Data shown.
───

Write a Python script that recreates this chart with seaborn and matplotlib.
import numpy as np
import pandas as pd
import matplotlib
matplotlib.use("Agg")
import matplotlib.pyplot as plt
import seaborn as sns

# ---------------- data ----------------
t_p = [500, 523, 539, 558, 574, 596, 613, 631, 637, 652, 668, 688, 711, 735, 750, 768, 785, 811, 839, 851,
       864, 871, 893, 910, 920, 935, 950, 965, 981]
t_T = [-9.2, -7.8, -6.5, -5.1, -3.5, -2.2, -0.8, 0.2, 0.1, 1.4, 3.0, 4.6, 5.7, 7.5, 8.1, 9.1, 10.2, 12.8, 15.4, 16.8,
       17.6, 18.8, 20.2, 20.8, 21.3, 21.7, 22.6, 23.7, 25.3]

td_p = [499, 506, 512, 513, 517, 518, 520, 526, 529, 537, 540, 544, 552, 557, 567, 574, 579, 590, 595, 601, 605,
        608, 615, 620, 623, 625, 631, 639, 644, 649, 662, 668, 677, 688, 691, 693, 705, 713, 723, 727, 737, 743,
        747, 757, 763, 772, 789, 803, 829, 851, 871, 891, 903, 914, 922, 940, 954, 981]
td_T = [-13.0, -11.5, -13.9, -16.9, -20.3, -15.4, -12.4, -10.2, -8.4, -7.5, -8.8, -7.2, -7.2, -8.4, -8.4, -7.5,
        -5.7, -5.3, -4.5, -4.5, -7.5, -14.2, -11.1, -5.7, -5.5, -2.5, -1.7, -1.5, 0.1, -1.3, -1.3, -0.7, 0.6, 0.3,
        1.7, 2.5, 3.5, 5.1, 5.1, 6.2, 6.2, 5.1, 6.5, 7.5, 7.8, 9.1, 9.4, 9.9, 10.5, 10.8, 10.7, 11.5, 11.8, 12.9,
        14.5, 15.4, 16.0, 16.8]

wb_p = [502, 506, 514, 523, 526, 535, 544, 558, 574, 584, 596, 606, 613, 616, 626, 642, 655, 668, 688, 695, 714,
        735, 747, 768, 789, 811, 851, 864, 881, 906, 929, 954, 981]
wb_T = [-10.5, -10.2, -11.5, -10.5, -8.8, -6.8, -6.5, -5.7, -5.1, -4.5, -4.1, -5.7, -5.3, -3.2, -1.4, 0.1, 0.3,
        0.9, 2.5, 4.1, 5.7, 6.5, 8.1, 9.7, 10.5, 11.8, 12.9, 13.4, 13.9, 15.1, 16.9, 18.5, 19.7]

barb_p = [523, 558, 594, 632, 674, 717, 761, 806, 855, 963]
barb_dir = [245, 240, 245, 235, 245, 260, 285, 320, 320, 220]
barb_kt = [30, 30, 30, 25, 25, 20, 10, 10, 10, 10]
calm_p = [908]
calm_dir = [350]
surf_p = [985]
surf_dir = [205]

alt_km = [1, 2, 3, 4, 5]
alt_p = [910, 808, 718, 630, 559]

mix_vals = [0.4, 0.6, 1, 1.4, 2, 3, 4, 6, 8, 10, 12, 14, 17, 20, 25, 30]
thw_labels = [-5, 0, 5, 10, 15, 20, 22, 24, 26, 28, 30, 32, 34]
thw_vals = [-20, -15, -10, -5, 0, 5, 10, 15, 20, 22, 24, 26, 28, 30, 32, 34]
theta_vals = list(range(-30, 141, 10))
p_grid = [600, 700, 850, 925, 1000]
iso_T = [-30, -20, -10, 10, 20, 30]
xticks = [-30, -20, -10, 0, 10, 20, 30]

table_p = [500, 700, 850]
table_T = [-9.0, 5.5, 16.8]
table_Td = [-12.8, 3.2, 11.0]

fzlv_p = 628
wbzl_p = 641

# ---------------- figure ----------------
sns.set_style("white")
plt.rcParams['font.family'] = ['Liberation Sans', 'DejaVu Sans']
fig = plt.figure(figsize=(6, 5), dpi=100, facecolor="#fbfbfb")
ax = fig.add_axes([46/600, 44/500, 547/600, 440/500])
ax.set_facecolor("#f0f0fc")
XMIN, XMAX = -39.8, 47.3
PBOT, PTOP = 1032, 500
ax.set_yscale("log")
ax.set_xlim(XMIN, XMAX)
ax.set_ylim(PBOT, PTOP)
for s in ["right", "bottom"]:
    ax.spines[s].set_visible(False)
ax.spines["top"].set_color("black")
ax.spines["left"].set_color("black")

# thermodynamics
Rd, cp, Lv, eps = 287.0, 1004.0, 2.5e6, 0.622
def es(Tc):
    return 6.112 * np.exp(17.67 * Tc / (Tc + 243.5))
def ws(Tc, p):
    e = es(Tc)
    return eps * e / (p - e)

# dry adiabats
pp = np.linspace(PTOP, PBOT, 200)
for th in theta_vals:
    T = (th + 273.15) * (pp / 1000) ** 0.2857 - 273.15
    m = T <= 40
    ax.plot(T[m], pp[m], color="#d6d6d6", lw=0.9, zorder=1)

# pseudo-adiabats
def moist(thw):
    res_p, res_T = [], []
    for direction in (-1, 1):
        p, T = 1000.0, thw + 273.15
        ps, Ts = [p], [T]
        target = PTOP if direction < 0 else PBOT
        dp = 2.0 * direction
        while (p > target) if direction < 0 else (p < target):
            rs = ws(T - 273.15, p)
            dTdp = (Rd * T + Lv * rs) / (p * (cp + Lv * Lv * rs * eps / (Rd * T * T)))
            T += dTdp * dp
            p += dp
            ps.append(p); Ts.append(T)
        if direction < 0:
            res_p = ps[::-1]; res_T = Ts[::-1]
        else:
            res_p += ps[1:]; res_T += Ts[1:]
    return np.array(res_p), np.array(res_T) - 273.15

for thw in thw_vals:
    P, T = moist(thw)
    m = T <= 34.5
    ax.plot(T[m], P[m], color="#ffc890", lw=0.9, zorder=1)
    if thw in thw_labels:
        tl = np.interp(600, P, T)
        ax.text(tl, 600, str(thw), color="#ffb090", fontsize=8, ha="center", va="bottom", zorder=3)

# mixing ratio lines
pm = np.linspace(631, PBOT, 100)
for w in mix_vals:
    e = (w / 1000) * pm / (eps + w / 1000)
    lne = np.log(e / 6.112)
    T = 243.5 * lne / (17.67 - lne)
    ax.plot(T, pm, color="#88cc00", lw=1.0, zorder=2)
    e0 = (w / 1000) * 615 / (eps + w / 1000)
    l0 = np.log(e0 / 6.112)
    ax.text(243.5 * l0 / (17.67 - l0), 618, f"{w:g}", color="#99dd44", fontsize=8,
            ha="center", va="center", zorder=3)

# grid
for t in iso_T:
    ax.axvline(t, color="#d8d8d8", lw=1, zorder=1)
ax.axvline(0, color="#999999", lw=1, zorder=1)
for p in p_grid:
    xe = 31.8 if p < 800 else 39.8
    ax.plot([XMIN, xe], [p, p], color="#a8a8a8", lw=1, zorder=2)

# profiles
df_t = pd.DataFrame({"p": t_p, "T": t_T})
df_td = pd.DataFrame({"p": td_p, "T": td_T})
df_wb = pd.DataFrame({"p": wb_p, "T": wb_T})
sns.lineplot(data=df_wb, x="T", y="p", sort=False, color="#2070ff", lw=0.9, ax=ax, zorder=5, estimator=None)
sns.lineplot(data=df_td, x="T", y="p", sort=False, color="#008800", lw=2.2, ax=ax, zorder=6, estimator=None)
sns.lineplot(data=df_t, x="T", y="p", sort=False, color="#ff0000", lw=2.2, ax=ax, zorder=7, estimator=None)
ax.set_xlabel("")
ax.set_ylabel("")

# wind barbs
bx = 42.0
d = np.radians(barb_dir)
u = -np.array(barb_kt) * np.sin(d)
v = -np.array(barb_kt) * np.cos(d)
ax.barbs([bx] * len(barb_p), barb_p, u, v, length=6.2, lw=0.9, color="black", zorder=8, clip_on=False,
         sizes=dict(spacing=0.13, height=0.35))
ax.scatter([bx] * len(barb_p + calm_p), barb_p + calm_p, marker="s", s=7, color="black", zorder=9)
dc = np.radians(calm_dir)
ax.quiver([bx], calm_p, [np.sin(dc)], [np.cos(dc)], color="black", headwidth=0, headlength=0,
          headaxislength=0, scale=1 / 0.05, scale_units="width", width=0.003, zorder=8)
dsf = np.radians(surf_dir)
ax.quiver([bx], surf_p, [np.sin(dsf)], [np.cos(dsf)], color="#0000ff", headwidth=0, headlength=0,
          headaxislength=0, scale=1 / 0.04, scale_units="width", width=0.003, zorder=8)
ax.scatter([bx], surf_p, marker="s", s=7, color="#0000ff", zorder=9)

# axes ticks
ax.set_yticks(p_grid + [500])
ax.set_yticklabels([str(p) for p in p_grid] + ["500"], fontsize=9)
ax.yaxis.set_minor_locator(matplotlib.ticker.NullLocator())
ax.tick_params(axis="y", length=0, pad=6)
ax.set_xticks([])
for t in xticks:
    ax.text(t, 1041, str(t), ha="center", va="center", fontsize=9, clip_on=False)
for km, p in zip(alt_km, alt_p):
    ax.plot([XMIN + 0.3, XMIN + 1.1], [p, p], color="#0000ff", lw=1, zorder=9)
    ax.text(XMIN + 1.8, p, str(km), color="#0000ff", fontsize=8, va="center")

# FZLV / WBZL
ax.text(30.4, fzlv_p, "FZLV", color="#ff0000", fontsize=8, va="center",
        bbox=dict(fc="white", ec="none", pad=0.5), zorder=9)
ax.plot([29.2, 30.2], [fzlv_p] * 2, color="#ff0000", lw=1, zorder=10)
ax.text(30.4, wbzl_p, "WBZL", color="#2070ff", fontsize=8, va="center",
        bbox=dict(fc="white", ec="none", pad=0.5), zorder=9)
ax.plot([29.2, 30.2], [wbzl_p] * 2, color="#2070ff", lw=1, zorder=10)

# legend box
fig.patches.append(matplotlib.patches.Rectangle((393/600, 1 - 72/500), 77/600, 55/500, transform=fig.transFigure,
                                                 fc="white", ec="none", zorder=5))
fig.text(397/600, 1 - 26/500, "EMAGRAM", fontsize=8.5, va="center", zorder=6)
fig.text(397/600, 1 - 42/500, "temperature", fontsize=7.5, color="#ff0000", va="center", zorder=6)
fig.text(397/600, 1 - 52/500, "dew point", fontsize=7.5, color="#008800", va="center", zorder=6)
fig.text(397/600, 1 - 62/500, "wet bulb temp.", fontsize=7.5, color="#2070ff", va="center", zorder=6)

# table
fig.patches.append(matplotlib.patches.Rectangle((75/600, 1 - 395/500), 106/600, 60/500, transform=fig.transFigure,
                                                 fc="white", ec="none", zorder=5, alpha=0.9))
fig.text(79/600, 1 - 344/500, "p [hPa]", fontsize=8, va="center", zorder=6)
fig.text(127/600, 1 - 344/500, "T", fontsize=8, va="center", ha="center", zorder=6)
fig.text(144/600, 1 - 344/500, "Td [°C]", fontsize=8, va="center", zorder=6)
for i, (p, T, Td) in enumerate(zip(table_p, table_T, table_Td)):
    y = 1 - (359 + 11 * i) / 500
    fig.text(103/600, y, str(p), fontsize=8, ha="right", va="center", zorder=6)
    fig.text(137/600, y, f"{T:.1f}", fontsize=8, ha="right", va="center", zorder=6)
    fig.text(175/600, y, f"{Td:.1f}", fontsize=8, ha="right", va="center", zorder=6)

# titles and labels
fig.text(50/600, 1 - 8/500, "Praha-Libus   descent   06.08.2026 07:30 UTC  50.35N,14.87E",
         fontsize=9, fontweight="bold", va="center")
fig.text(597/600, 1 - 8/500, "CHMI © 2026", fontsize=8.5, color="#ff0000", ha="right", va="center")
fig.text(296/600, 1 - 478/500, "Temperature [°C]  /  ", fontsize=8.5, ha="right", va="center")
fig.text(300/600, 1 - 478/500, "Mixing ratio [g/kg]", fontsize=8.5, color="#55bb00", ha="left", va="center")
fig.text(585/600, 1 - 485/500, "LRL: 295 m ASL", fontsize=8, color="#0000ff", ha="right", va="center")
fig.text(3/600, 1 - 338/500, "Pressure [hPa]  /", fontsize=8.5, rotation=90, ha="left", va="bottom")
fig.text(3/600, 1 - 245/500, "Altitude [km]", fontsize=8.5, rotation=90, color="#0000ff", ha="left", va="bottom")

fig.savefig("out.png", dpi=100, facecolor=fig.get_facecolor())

───

Task instructions. State the number of lines in this listing that contain the string "seaborn", and add nothing else.

Task result. 2